### [RECORDS SHOWN]
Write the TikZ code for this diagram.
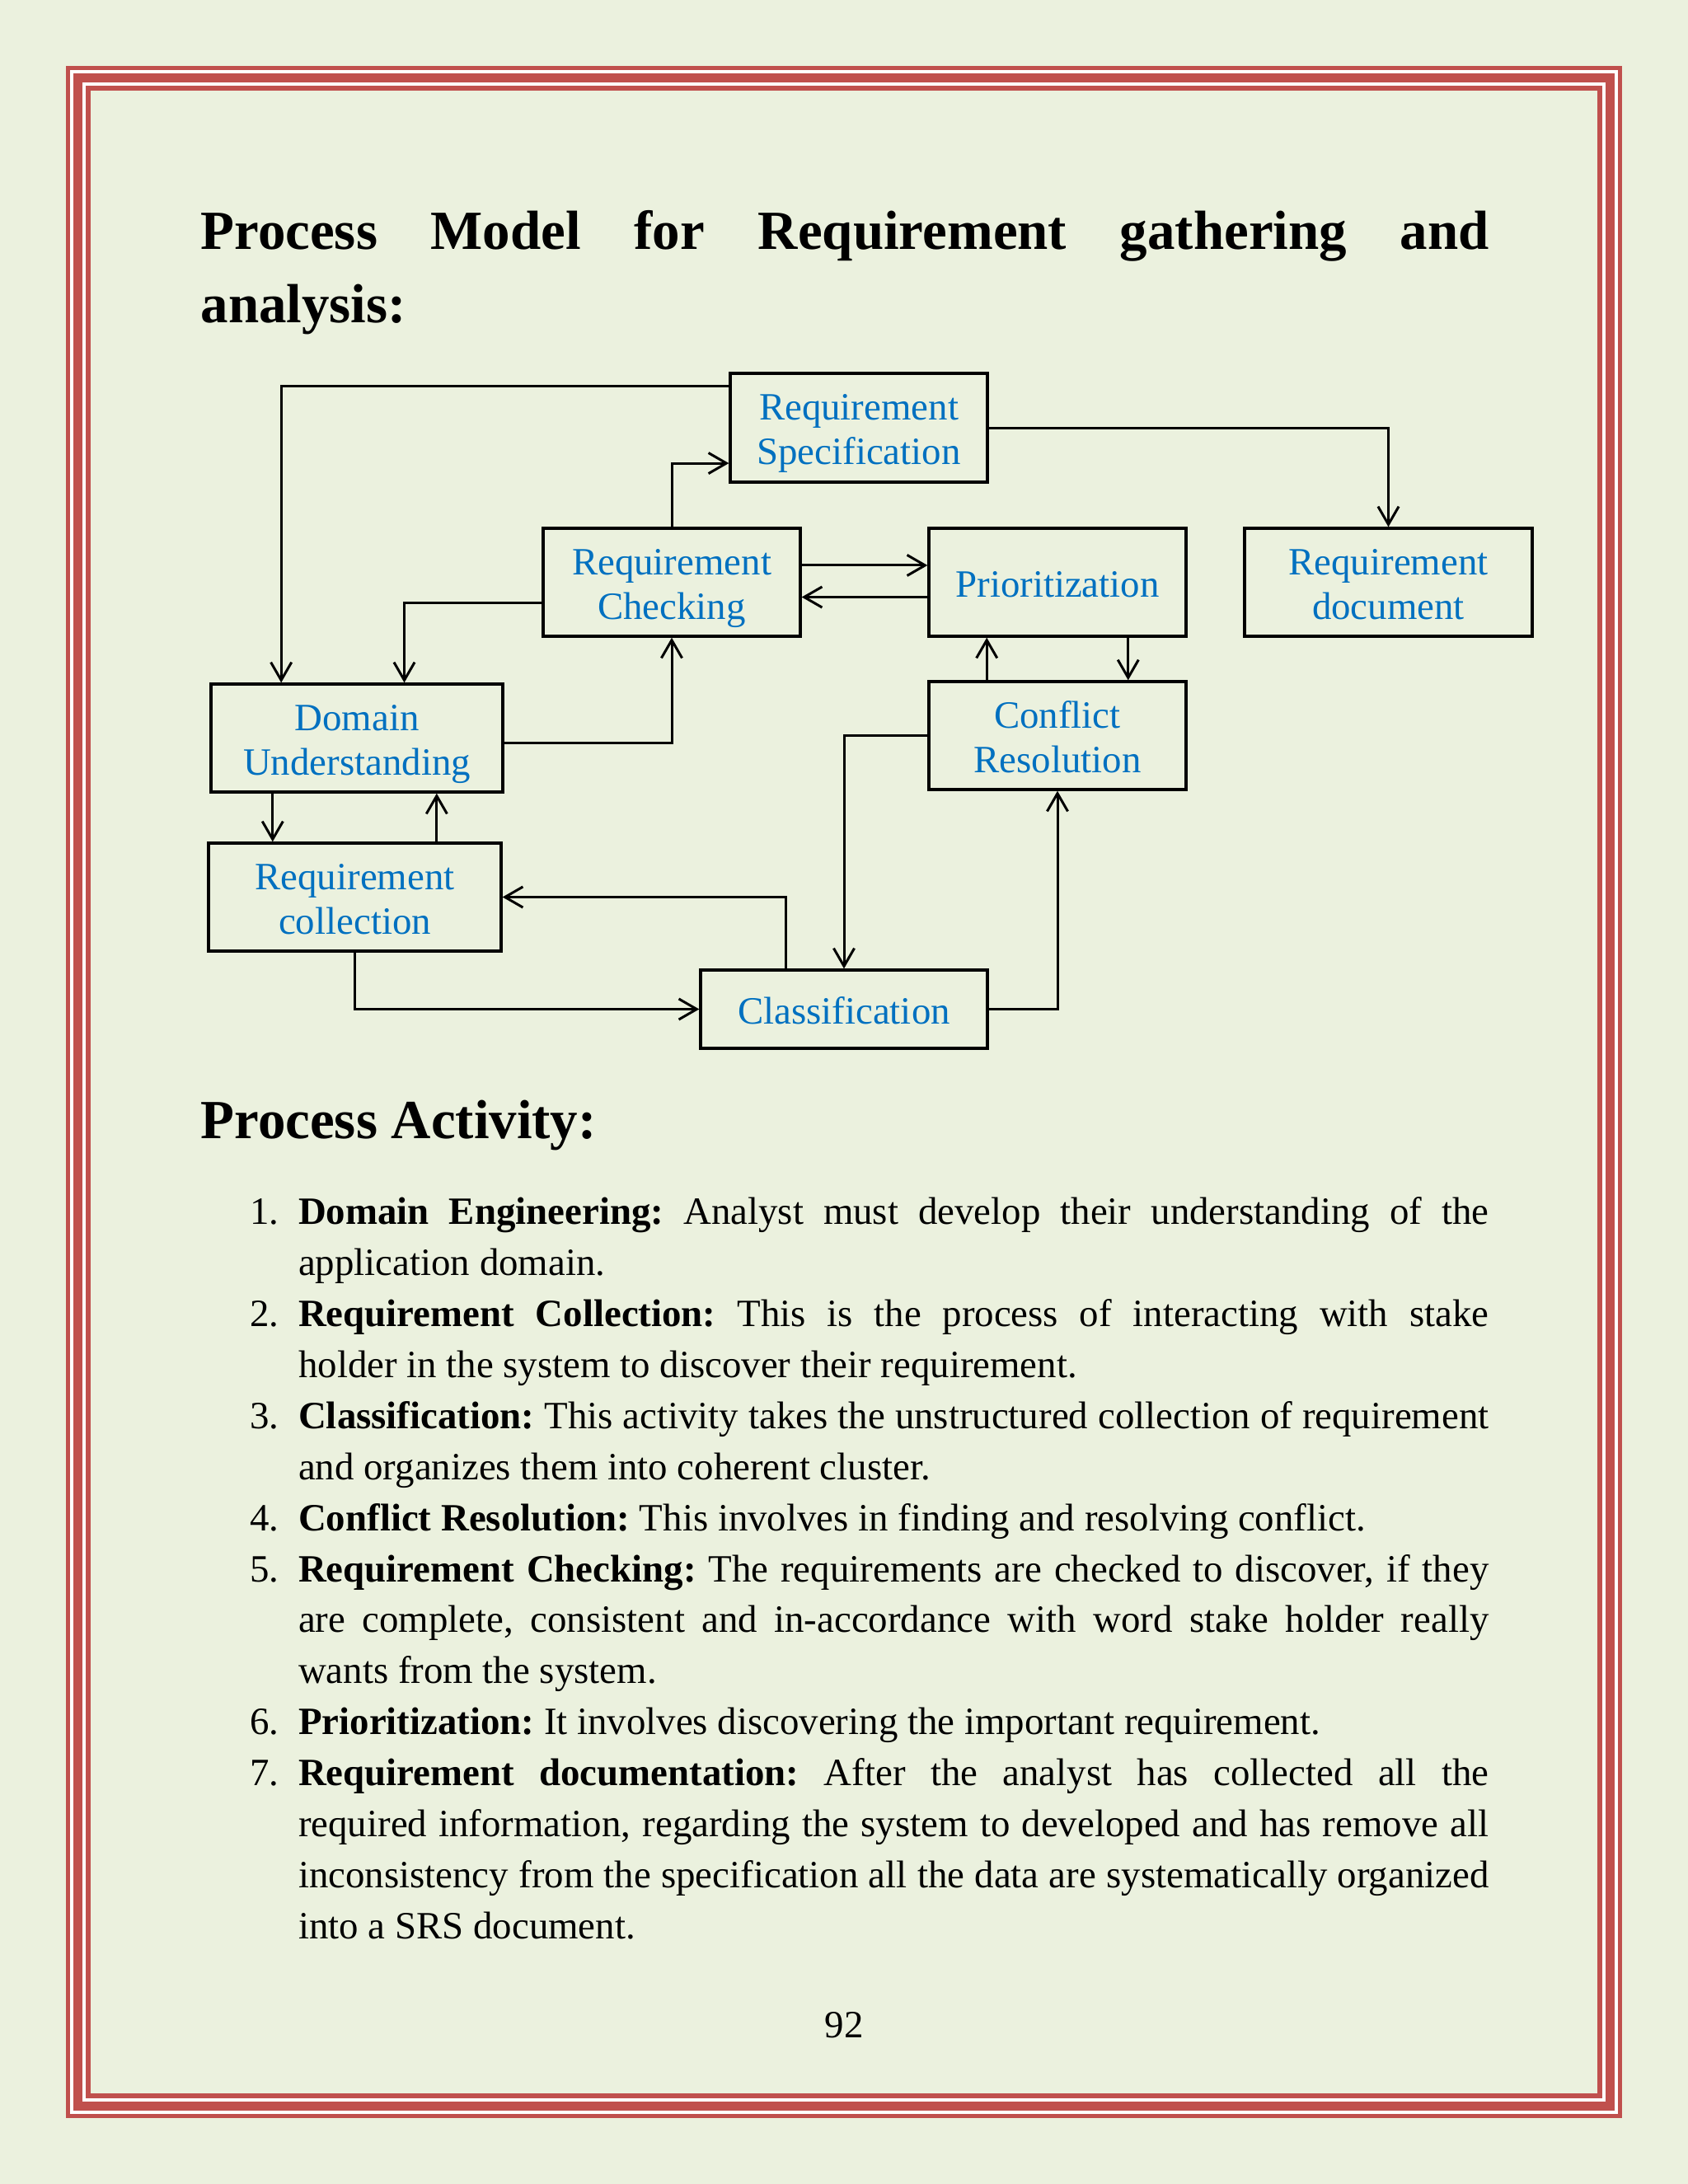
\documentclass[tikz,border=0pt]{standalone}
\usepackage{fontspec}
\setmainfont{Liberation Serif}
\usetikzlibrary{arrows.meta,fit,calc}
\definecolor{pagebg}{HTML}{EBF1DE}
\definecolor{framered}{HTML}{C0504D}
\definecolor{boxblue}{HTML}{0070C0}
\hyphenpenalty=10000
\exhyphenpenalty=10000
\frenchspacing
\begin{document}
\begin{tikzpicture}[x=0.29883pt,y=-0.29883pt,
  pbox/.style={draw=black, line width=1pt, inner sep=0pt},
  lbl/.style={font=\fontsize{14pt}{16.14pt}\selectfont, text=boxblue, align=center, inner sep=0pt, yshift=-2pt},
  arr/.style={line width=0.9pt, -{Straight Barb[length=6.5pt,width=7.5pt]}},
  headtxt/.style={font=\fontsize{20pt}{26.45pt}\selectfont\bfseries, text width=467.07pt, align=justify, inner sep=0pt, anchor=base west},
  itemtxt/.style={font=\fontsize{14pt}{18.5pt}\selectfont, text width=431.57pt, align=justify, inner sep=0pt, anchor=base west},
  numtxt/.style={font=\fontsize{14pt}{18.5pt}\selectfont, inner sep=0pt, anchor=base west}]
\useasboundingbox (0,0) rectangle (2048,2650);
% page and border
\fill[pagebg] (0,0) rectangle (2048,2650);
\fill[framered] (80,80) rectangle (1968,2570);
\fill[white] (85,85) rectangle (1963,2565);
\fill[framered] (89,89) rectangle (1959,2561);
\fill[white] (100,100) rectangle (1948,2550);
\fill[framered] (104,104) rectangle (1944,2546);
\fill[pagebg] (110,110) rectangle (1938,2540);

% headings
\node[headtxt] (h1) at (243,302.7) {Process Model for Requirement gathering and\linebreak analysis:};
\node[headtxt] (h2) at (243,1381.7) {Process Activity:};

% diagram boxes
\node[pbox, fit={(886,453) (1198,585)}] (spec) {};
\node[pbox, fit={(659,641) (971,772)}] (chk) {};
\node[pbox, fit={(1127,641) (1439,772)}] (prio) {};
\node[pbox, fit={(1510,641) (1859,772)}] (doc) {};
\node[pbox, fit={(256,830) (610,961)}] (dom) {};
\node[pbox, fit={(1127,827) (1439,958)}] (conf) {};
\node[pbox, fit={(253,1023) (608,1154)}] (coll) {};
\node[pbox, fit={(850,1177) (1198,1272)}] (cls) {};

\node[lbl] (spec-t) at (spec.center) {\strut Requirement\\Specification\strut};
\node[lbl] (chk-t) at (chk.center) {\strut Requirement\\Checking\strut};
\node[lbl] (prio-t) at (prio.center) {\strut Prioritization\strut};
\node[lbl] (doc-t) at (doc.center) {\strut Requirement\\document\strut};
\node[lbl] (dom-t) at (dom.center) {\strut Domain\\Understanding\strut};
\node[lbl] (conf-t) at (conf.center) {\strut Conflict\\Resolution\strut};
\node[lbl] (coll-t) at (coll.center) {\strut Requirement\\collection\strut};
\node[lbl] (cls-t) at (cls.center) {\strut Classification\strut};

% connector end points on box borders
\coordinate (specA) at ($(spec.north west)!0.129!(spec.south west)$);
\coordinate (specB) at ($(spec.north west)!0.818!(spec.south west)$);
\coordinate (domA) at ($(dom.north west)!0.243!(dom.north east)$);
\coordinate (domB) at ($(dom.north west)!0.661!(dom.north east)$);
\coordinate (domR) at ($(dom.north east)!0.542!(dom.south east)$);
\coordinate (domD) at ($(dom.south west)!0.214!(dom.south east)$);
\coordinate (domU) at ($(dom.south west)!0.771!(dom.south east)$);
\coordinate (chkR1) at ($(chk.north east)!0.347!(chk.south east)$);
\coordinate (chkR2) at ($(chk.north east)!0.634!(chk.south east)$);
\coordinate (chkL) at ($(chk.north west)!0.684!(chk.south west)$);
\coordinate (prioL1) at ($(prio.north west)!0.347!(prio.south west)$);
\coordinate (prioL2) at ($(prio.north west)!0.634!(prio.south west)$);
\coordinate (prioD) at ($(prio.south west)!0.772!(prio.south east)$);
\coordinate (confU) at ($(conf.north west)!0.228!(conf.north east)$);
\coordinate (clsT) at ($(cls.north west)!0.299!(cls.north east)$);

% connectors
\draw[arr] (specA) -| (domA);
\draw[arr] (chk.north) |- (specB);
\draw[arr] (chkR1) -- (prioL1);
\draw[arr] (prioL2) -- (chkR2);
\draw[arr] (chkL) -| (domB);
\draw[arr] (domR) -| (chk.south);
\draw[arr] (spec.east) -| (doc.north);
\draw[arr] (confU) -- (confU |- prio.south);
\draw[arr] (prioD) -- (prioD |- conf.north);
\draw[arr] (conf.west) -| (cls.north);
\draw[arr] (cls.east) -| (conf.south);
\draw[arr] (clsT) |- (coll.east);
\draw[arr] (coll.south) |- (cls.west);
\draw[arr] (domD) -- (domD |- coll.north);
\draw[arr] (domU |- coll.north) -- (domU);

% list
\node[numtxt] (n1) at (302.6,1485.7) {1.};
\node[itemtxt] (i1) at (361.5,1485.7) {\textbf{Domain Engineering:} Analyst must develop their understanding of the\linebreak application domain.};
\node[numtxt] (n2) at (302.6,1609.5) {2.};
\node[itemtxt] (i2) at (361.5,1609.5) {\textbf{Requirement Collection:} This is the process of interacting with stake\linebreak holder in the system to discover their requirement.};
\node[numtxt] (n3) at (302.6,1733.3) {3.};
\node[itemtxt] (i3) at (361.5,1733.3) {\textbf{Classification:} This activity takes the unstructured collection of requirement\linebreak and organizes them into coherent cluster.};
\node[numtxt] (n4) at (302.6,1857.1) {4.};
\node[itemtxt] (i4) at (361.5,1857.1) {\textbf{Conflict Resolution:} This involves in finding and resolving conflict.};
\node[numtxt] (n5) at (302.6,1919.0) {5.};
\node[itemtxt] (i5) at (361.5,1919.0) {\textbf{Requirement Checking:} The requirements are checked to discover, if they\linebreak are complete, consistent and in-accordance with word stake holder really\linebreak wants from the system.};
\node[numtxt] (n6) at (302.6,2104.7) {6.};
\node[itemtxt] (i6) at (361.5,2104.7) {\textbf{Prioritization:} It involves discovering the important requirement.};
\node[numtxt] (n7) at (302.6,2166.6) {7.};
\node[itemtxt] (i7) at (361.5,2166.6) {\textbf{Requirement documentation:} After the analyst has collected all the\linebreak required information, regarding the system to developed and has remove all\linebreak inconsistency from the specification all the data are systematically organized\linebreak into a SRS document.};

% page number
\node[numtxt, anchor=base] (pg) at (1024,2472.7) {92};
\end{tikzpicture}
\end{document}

--

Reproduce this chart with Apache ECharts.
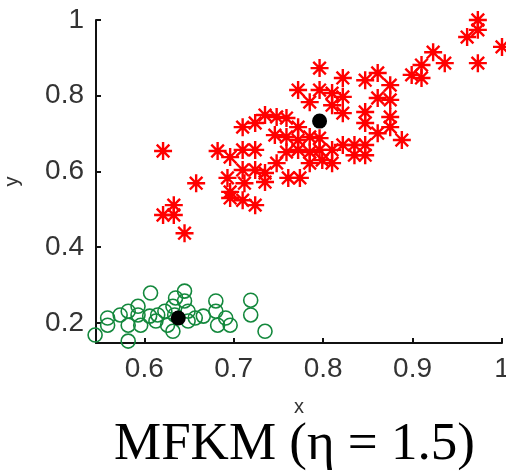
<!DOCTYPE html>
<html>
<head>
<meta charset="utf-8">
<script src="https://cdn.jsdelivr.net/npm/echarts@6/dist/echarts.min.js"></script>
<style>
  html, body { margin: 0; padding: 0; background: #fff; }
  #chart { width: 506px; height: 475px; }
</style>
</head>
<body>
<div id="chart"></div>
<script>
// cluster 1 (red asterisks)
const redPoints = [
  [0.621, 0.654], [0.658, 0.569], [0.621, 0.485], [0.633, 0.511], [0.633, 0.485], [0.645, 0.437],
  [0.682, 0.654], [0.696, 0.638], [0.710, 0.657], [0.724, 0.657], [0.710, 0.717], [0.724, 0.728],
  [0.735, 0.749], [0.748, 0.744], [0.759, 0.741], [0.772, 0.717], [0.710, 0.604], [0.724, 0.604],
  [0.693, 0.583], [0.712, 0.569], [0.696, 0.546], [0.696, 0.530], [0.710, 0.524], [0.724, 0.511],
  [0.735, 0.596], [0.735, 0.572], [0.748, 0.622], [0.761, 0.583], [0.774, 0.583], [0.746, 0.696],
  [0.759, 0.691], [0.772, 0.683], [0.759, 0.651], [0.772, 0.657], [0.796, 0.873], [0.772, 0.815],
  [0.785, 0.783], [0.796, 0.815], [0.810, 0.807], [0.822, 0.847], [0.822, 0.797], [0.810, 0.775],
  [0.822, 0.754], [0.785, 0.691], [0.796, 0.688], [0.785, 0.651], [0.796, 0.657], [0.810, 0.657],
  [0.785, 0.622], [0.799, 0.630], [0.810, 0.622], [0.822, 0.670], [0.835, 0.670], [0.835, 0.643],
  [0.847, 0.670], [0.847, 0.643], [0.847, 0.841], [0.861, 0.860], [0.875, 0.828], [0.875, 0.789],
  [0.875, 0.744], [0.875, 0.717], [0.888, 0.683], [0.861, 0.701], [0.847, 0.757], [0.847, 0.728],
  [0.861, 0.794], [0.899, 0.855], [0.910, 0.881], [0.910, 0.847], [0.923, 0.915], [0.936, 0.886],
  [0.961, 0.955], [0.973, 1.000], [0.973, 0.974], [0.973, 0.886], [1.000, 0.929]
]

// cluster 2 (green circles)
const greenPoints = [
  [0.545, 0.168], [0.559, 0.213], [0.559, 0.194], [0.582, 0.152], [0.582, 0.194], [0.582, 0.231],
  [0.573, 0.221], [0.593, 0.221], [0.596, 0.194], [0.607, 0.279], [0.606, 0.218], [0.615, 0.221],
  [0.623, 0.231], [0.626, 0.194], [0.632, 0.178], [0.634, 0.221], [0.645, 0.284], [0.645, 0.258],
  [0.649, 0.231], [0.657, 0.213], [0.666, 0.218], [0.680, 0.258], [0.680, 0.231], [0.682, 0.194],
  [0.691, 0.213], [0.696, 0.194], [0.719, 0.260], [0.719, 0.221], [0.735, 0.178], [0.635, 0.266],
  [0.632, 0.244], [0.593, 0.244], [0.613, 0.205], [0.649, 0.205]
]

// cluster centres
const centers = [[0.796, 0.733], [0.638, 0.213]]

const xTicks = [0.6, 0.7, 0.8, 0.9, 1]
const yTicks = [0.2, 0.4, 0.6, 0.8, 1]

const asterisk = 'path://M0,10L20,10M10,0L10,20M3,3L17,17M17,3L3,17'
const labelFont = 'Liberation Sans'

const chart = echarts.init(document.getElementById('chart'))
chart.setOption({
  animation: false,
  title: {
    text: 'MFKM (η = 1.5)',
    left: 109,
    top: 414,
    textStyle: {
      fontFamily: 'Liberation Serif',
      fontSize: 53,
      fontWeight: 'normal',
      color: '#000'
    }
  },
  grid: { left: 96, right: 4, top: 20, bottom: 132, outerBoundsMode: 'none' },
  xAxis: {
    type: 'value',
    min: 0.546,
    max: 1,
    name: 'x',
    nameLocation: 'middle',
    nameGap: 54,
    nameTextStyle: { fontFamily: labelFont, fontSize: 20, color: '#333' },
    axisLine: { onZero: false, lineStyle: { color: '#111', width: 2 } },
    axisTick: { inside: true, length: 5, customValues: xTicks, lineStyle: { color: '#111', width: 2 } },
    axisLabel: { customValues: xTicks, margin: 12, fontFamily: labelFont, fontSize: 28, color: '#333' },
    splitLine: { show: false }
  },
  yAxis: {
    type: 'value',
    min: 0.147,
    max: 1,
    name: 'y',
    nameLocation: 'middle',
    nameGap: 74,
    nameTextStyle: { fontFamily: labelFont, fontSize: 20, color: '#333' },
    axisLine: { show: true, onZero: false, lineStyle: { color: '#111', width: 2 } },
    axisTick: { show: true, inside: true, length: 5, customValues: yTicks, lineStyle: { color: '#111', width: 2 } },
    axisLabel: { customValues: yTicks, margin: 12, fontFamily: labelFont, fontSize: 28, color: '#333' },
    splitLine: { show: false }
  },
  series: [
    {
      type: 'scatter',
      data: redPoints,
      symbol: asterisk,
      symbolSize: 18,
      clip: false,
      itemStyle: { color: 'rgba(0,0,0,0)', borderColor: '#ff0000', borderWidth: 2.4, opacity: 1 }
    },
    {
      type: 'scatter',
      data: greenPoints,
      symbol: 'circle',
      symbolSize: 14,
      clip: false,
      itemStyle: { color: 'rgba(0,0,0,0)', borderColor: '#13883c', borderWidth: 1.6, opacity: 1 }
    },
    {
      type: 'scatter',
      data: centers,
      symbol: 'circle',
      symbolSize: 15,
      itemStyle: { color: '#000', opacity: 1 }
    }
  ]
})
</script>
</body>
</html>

### [WHAT YOU ARE ASKED TO DO]
Tally the lines in the records above that contain the word "diagram", and give only that number.

### [THE ANSWER]
2